"Oil is like a wild animal," oilman Jean Paul Getty famously said. "Whoever captures it has it." That may be so, but most people would probably agree that wild animals don't belong in crowded urban areas. Oil fields, on the other hand, seem a little more polarizing. A new documentary short from Vice News examines how the 3,000 active oil wells in Los Angeles affect the people who live and work nearby.
Not surprisingly, the one oil industry representative shown in the video doesn't believe that residents of neighborhoods where drilling is taking place have any cause for concern. The neighborhood activists, environmental lawyers, health experts, and community members interviewed by Vice beg to differ. As the video points out, drilling operations are known to produce carcinogenic chemicals that can affect the health of those living in close proximity to facilities. The problem is that there have not been enough studies that conclusively link health problems with any one operation—as Occidental Urban and Environmental Policy Professor Bhavna Shamasunder points out, LA has so much drilling, it's tough to say which facilities are causing which ailments.
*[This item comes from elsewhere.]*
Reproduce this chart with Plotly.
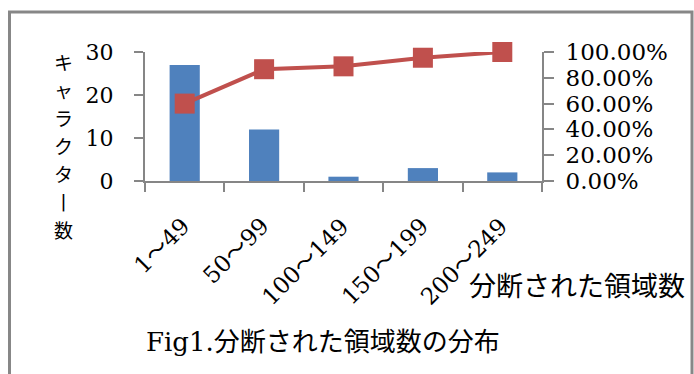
import plotly.graph_objects as go

# Distribution of the number of split regions per character
categories = ["1～49", "50～99", "100～149", "150～199", "200～249"]
counts = [27, 12, 1, 3, 2]
cumulative_share = [0.60, 0.8667, 0.8889, 0.9556, 1.0]
y_title_chars = ["キ", "ャ", "ラ", "ク", "タ", "丨", "数"]

W, H = 694, 374
L, R, T, B = 145, 694 - 542, 52, 374 - 181
PW, PH = W - L - R, H - T - B


def px_x(px):
    return (px - L) / PW


def px_y(py):
    return (H - B - py) / PH


serif = "DejaVu Serif, Noto Sans CJK JP"
cjk = "Noto Sans CJK JP"
axis_grey = "#868686"

fig = go.Figure()
fig.add_trace(go.Bar(
    x=categories, y=counts, marker=dict(color="#4F81BD", line=dict(width=0)),
    yaxis="y", showlegend=False,
))
fig.add_trace(go.Scatter(
    x=categories, y=cumulative_share, mode="lines+markers", yaxis="y2",
    line=dict(color="#C0504D", width=4),
    marker=dict(symbol="square", size=20, color="#C0504D"),
    cliponaxis=False, showlegend=False,
))

fig.update_layout(
    width=W, height=H, autosize=False,
    margin=dict(l=L, r=R, t=T, b=B),
    paper_bgcolor="white", plot_bgcolor="white",
    bargap=0.62,
    font=dict(family=serif, size=22, color="black"),
    xaxis=dict(
        type="category", range=[-0.5, len(categories) - 0.5],
        tickson="boundaries", ticks="outside", ticklen=9,
        tickwidth=2, tickcolor=axis_grey, showline=True, linecolor=axis_grey,
        linewidth=2, showgrid=False, showticklabels=False,
    ),
    yaxis=dict(
        range=[0, 30], tickvals=[0, 10, 20, 30], ticks="outside", ticklen=9,
        tickwidth=2, tickcolor=axis_grey, showline=True, linecolor=axis_grey,
        linewidth=2, showgrid=False, zeroline=False, ticklabelstandoff=16,
        tickfont=dict(family=serif, size=22, color="black"),
    ),
    yaxis2=dict(
        range=[0, 1], tickvals=[0, 0.2, 0.4, 0.6, 0.8, 1.0], tickformat=".2%",
        overlaying="y", side="right", ticks="outside", ticklen=10,
        tickwidth=2, tickcolor=axis_grey, showline=True, linecolor=axis_grey,
        linewidth=2, showgrid=False, zeroline=False, ticklabelstandoff=7,
        tickfont=dict(family=serif, size=23, color="black"),
    ),
)

# slanted category labels under each bar (full-width wave dash from the CJK font)
for cat in categories:
    label = cat.replace("～", f'<span style="font-family:{cjk}">～</span>')
    fig.add_annotation(
        xref="x", yref="paper", x=cat, y=px_y(207), xshift=13,
        text=label, textangle=-45, showarrow=False,
        xanchor="right", yanchor="top", borderpad=0,
        font=dict(family=serif, size=23, color="black"),
    )

# outer frame
fig.add_shape(
    type="rect", xref="paper", yref="paper",
    x0=px_x(9.5), x1=px_x(692), y0=px_y(380), y1=px_y(12),
    line=dict(color="#878787", width=3), fillcolor="rgba(0,0,0,0)", layer="below",
)

# vertical y-axis title, one character per row
for i, ch in enumerate(y_title_chars):
    fig.add_annotation(
        xref="paper", yref="paper", x=px_x(63), y=px_y(61 + 28 * i),
        text=ch, showarrow=False, xanchor="center", yanchor="middle",
        font=dict(family=cjk, size=19, color="black"),
    )

# x-axis title
fig.add_annotation(
    xref="paper", yref="paper", x=px_x(577), y=px_y(284),
    text="分断された領域数", showarrow=False, xanchor="center", yanchor="middle",
    font=dict(family=cjk, size=27, color="black"),
)

# caption
fig.add_annotation(
    xref="paper", yref="paper", x=px_x(144), y=px_y(342),
    text="Fig1.分断された領域数の分布", showarrow=False,
    xanchor="left", yanchor="middle",
    font=dict(family=serif, size=26, color="black"),
)

fig.write_html("out.html")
With drilling going on just feet from houses and schools, close government oversight seems crucial. But, as the video shows, that's not often something that oil well operators are likely to receive. A statement given to the video's producers from Mayor Eric Garcetti's chief sustainability officer acknowledges the health risks of drilling, but argues that there's not much the city can do. Meanwhile, because oil drillers have operated in Los Angeles for over a century, many wells are old enough that important regulatory rules imposed by the Clean Air Act and other environmental protection laws do not apply.
In October, an audit by the state's Division of Oil, Gas and Geothermal Resources found that the regulatory agency itself had failed to perform mandatory annual reviews of most oil sites in the LA area. The video suggests that with government officials reluctant to ensure the safety of oil sites, that job too often falls on the shoulders of those most affected by health risks.